CUFE-BS Academic Seminar: How to Turn Crises into Opportunities? The Role of Entrepreneur Overconfidence

Date: 2025-06-24    ClickTimes:


Time: 11:00-13:00, 30 June 2025

Speaker: Dr. Xi Chen received her PhD in management from the Stern School of Business, New York University. She is an Assistant Professor in the Department of Management and Organizations at the School of Business, MacEwan University, and will soon join the University of Guelph. Her research focuses on how entrepreneurs and employees construct and adapt to change, with particular attention to the role of identity and self-perception. Her work has been published in Entrepreneurship Theory and Practice, Journal of Business Research, and Management and Organization Review.

Abstract:

Crises such as pandemics or wars bring deep uncertainty to entrepreneurs. Prior research has mainly found that uncertainty has a negative effect on entrepreneurial activity. This paper examines whether crisis-induced uncertainty can positively affect entrepreneurial intentions through overconfidence. The authors argue that uncertainty and difficulty in predicting world developments during crises create cognitive dissonance among entrepreneurs, which may increase confidence in their own knowledge and lead to overconfidence.

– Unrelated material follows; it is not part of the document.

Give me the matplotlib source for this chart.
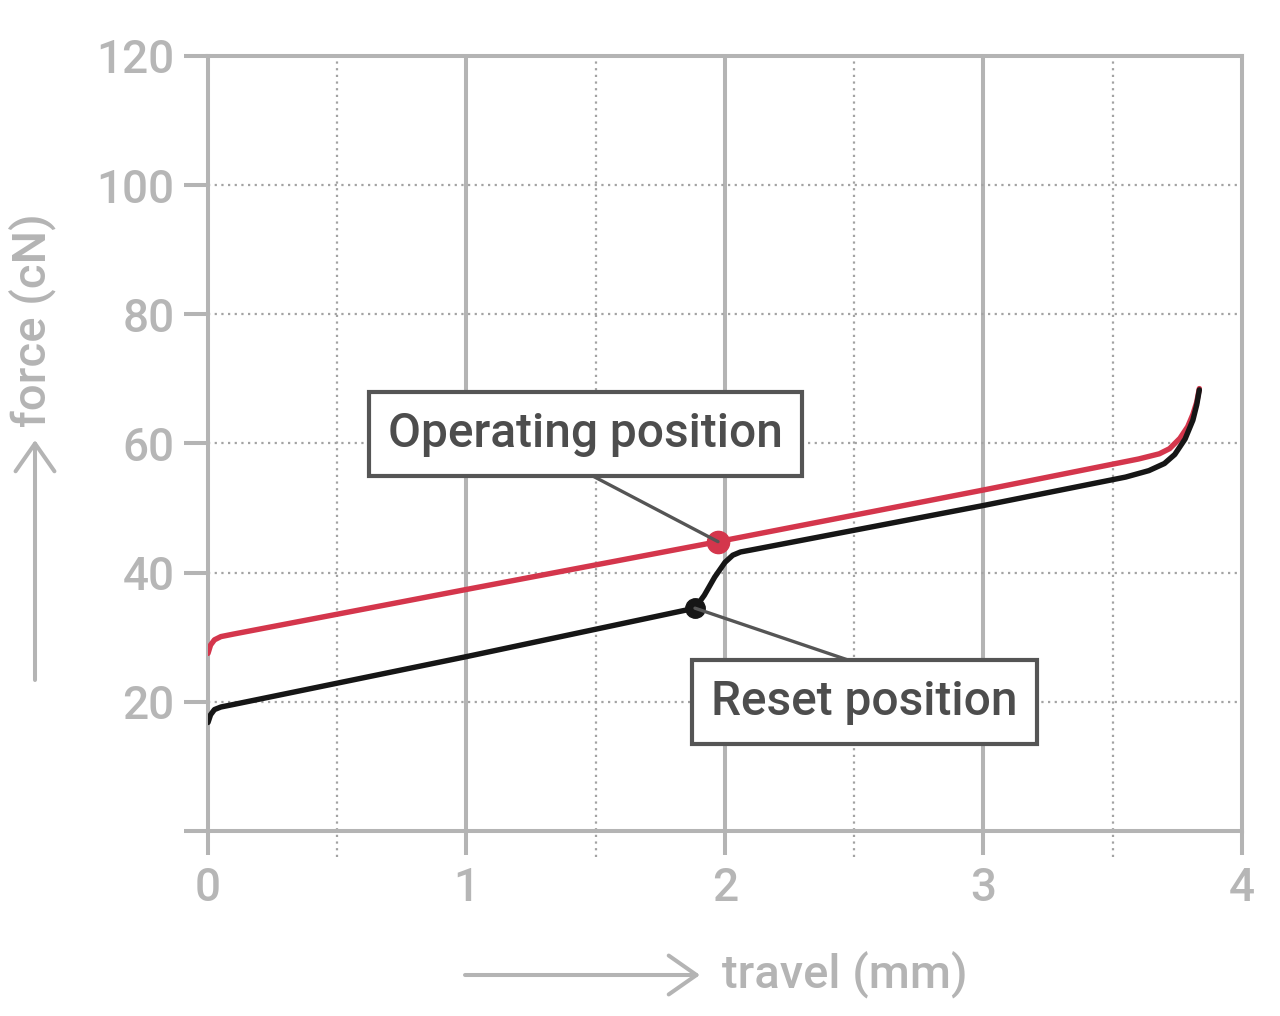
import matplotlib
matplotlib.use("Agg")
import matplotlib.pyplot as plt

# force / travel curves
travel_operating = [0, 0.01, 0.025, 0.05, 0.1, 1.0, 1.973, 3.0, 3.6, 3.68, 3.72, 3.76, 3.79, 3.81, 3.825, 3.835]
force_operating = [27.5, 28.8, 29.6, 30.1, 30.5, 37.4, 44.8, 52.8, 57.6, 58.4, 59.2, 60.8, 62.6, 64.5, 66.4, 68.5]

travel_reset = [0, 0.01, 0.025, 0.05, 0.1, 1.0, 1.884, 1.92, 1.96, 2.0, 2.03, 2.06, 2.1,
                3.0, 3.55, 3.64, 3.7, 3.74, 3.78, 3.81, 3.825, 3.835]
force_reset = [16.8, 18.0, 18.8, 19.2, 19.6, 27.0, 34.5, 36.5, 39.3, 41.6, 42.7, 43.2, 43.5,
               50.4, 54.8, 55.8, 56.9, 58.3, 60.7, 63.6, 66.0, 68.3]

operating_point = (1.973, 44.8)
reset_point = (1.884, 34.5)

x_ticks = [0, 1, 2, 3, 4]
y_ticks = [0, 20, 40, 60, 80, 100, 120]
y_labels = ["", "20", "40", "60", "80", "100", "120"]

GRID = "#b4b4b4"
DOT_GRID = "#a3a3a3"
RED = "#d4364c"
BLACK = "#161616"
BOX = "#555555"
FONT = ["Roboto", "DejaVu Sans"]

plt.rcParams["font.family"] = FONT
plt.rcParams["font.weight"] = "medium"

fig = plt.figure(figsize=(12.8, 10.16), dpi=100)
ax = fig.add_axes([0.1625, 0.1821, 0.8078, 0.7628])
ax.set_xlim(0, 4)
ax.set_ylim(0, 120)

for side in ["left", "right", "top", "bottom"]:
    ax.spines[side].set_color(GRID)
    ax.spines[side].set_linewidth(2.9)

ax.set_xticks(x_ticks)
ax.set_yticks(y_ticks)
ax.set_yticklabels(y_labels)
ax.tick_params(axis="both", length=17, width=2.9, color=GRID, labelcolor="#b6b6b6",
               labelsize=33)
ax.tick_params(axis="x", pad=8)
ax.tick_params(axis="y", pad=7)

# grid: solid at whole mm, dotted at half mm and every 20 cN
for x in [1, 2, 3]:
    ax.axvline(x, color=GRID, lw=2.9, zorder=1)
for x in [0.5, 1.5, 2.5, 3.5]:
    ax.axvline(x, ymin=-0.034, ymax=1, color=DOT_GRID, lw=1.6, ls=(0, (1, 2)),
               clip_on=False, zorder=1)
for y in [20, 40, 60, 80, 100]:
    ax.axhline(y, color=DOT_GRID, lw=1.6, ls=(0, (1, 2)), zorder=1)

ax.plot(travel_operating, force_operating, color=RED, lw=3.9,
        solid_capstyle="round", solid_joinstyle="round", zorder=3)
ax.plot(travel_reset, force_reset, color=BLACK, lw=3.9,
        solid_capstyle="round", solid_joinstyle="round", zorder=3)

ax.plot(*operating_point, "o", color=RED, ms=16, zorder=4)
ax.plot(*reset_point, "o", color=BLACK, ms=14, zorder=4)

# leader lines and label boxes
ax.annotate("", xy=operating_point, xytext=(1.458, 55.6),
            arrowprops=dict(arrowstyle="-", color=BOX, lw=2.4, shrinkA=0, shrinkB=0),
            zorder=5)
ax.annotate("", xy=reset_point, xytext=(2.522, 25.85),
            arrowprops=dict(arrowstyle="-", color=BOX, lw=2.4, shrinkA=0, shrinkB=0),
            zorder=5)

box = dict(boxstyle="square,pad=0.4", fc="white", ec=BOX, lw=3)
ax.text(1.46, 61.5, "Operating position", ha="center", va="center", fontsize=34.5,
        color="#4d4d4d", bbox=box, zorder=6)
ax.text(2.54, 20.0, "Reset position", ha="center", va="center", fontsize=34.5,
        color="#4d4d4d", bbox=box, zorder=6)

# axis titles with arrows
arrow = dict(arrowstyle="->,head_length=2.0,head_width=1.4", color=GRID, lw=2.9,
             shrinkA=0, shrinkB=0)
fig.add_artist(plt.Annotation("", xy=(700 / 1280, 1 - 975 / 1016), xytext=(465 / 1280, 1 - 975 / 1016),
                              xycoords="figure fraction", textcoords="figure fraction",
                              arrowprops=arrow))
fig.text(722 / 1280, 1 - 975 / 1016, "travel (mm)", ha="left", va="center",
         fontsize=34, color=GRID)
fig.add_artist(plt.Annotation("", xy=(35 / 1280, 1 - 440 / 1016), xytext=(35 / 1280, 1 - 680 / 1016),
                              xycoords="figure fraction", textcoords="figure fraction",
                              arrowprops=arrow))
fig.text(33 / 1280, 1 - 427 / 1016, "force (cN)", ha="center", va="bottom",
         rotation=90, fontsize=34, color=GRID)

fig.savefig("out.png", dpi=100)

An experiment with 106 entrepreneurs in Greater China during the COVID-19 pandemic and a survey of 224 entrepreneurs in Eastern Europe both show that uncertainty intensifies overconfidence, which is further associated with intentions to continue existing businesses and enter new businesses. In addition, a difference-in-differences analysis of 40,320 business-entry actions by 1,671 new ventures before and after the pandemic shows that these firms were more likely to enter unrelated business domains after the pandemic. The study offers important implications for understanding the contextual antecedents of overconfidence and how overconfidence operates in response to crisis-induced uncertainty.